I had a mini-meltdown a couple of months ago. I was so angry and frustrated that I was ready to give up on all the political activism/advocacy I’ve been doing the past 2 and half years. The evening before I’d explained for the millionth time (or so it seemed) what kind of help I needed in content creation and dissemination, and it just fell on deaf ears. I know this, because I am STILL struggling this evening.
I angry-drove on back country roads in the very early morning hours, fuming and fussing to myself. I realized how much it was like life in CancerLand. One of the reasons I’m not as active here on this blog, on my FB page or @curmudgoe Twitter account is that I look at the conversations there and just think: “been there, done that”. I don’t have the energy to explain, for the millionth time, why warrior metaphors are harmful, that slapping pink on everything doesn’t cure breast cancer, that blaming victims flat out sucks. I just have a hard time getting angry that Facebook/Instagram once again censored a mastectomy patient’s image—didn’t Scorchy Barrington handle that back in 2013 or 14?

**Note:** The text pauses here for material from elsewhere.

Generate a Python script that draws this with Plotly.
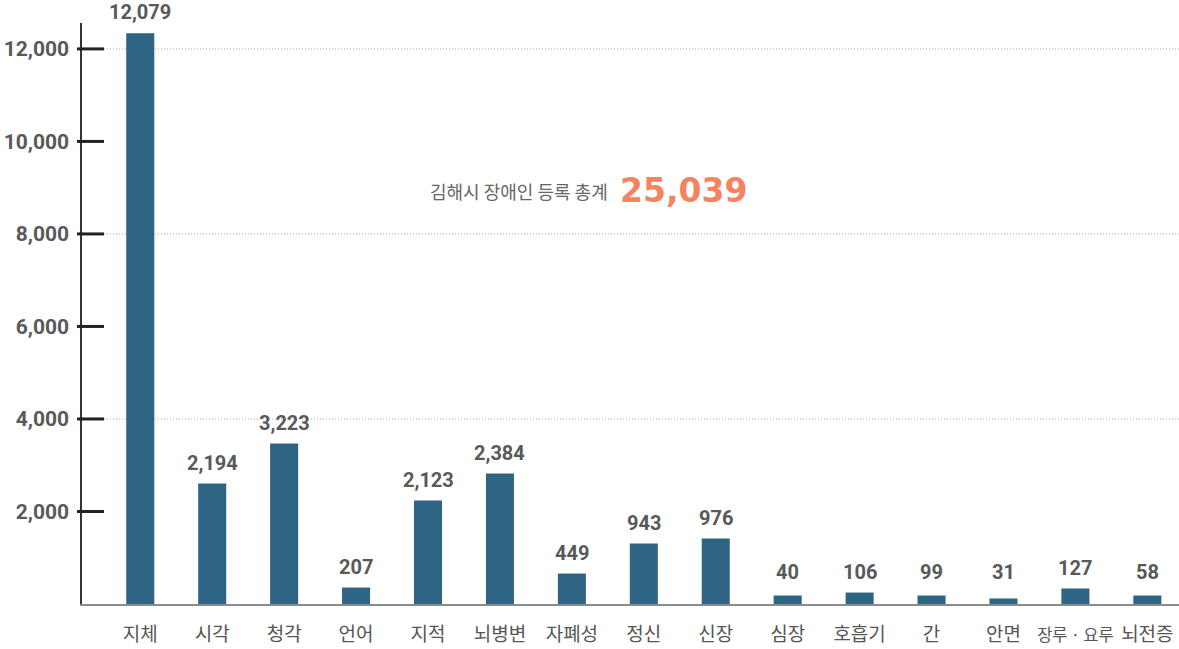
import plotly.graph_objects as go

# ---- data ----
categories = ["지체", "시각", "청각", "언어", "지적", "뇌병변", "자폐성", "정신", "신장",
              "심장", "호흡기", "간", "안면", "장루 · 요루", "뇌전증"]
label_values = [12079, 2194, 3223, 207, 2123, 2384, 449, 943, 976, 40, 106, 99, 31, 127, 58]
bar_heights = [12337, 2603, 3467, 356, 2235, 2819, 659, 1307, 1415, 184, 248, 184, 119, 335, 184]
y_ticks = [2000, 4000, 6000, 8000, 10000, 12000]
grid_values = [4000, 8000, 12000]
total_title = "김해시 장애인 등록 총계"
total_value = "25,039"

BAR = "#2f6584"
TXT = "#595959"
label_floor = 230

# long category label rendered slightly tighter so it does not collide with its neighbour
tick_labels = [
    "<span style='font-size:16.5px'>" + c.replace(" ", "\u2009") + "</span>" if len(c) > 4 else c
    for c in categories
]

fig = go.Figure()
fig.add_trace(go.Bar(
    x=categories, y=bar_heights, marker=dict(color=BAR, line=dict(width=0)),
    width=0.39, hoverinfo="skip", showlegend=False,
))

annotations = []
for c, h, v in zip(categories, bar_heights, label_values):
    annotations.append(dict(
        x=c, y=max(h, label_floor), xref="x", yref="y", text=f"{v:,}",
        showarrow=False, yanchor="bottom", yshift=7,
        font=dict(family="Roboto", size=20, color=TXT, weight=700),
    ))

annotations.append(dict(
    x=0.4817, y=8930, xref="paper", yref="y", text=total_title, showarrow=False,
    xanchor="right", yanchor="middle",
    font=dict(family="Noto Sans CJK KR", size=18, color="#666666"),
))
annotations.append(dict(
    x=0.489, y=8930, xref="paper", yref="y", text=f"<b>{total_value}</b>", showarrow=False,
    xanchor="left", yanchor="middle",
    font=dict(family="DejaVu Sans", size=33, color="#f4845f"),
))

shapes = []
for g in grid_values:
    shapes.append(dict(type="line", xref="paper", yref="y", x0=0.02, x1=1, y0=g, y1=g,
                       line=dict(color="#a8a8a8", width=1, dash="1px,2px"), layer="below"))
for t in y_ticks:
    shapes.append(dict(type="line", xref="paper", yref="y", xsizemode="pixel", xanchor=0,
                       x0=-5, x1=22, y0=t, y1=t,
                       line=dict(color="#222222", width=3), layer="above"))

fig.update_layout(
    width=1179, height=649,
    margin=dict(l=82, r=0, t=23, b=45, autoexpand=False),
    paper_bgcolor="white", plot_bgcolor="white",
    bargap=0.6,
    annotations=annotations, shapes=shapes,
    xaxis=dict(
        type="category", range=[-0.81, 14.44], automargin=False, tickangle=0,
        tickvals=categories, ticktext=tick_labels,
        showline=True, linecolor="#8c8c8c", linewidth=2,
        showgrid=False, zeroline=False, ticks="",
        tickfont=dict(family="Noto Sans CJK KR", size=19, color="#555555"),
        ticklabelstandoff=12,
    ),
    yaxis=dict(
        range=[0, 12560], tickvals=y_ticks, ticktext=[f"{t:,}" for t in y_ticks],
        automargin=False,
        showline=True, linecolor="#333333", linewidth=1.5,
        showgrid=False, zeroline=False, ticks="",
        tickfont=dict(family="Roboto", size=21, color=TXT, weight=700),
        ticklabelstandoff=7,
    ),
)

fig.write_html(
    "out.html",
    config={"displayModeBar": False},
    post_script="document.body.style.margin='0';document.body.style.overflow='hidden';",
)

I took a few breaths and reminded myself of something I wrote a few years ago. It is up to us. I once was very motivated to keep explaining the shittiness of cancer, of letting the more recently diagnosed know that no, it isn’t all pink ribbons and beers for boobies parties. That it’s OK to hate it, because so many others of us who’ve gone before hate it too. Don’t have anything nice to say? Good, come sit with us (to paraphrase Dorothy Parker).
This isn’t a job exactly, this cancer advocacy, nor is my political volunteering. The newly diagnosed will come to realize some truly crappy insights, and it is my choice to support and help them expand. Their people around them might not be helpful, and I—along with other long-time bloggers—have a few tools to help with that. Same with my other activities. I must stand firm, and explain, for the millionth time, maybe in a different way, what they need to hear, so I can get what I need, so that change can actually happen. I still believe in that, as jaded and cynical as I am.
Now, if THAT isn’t a helluva cancer lesson, ha ha.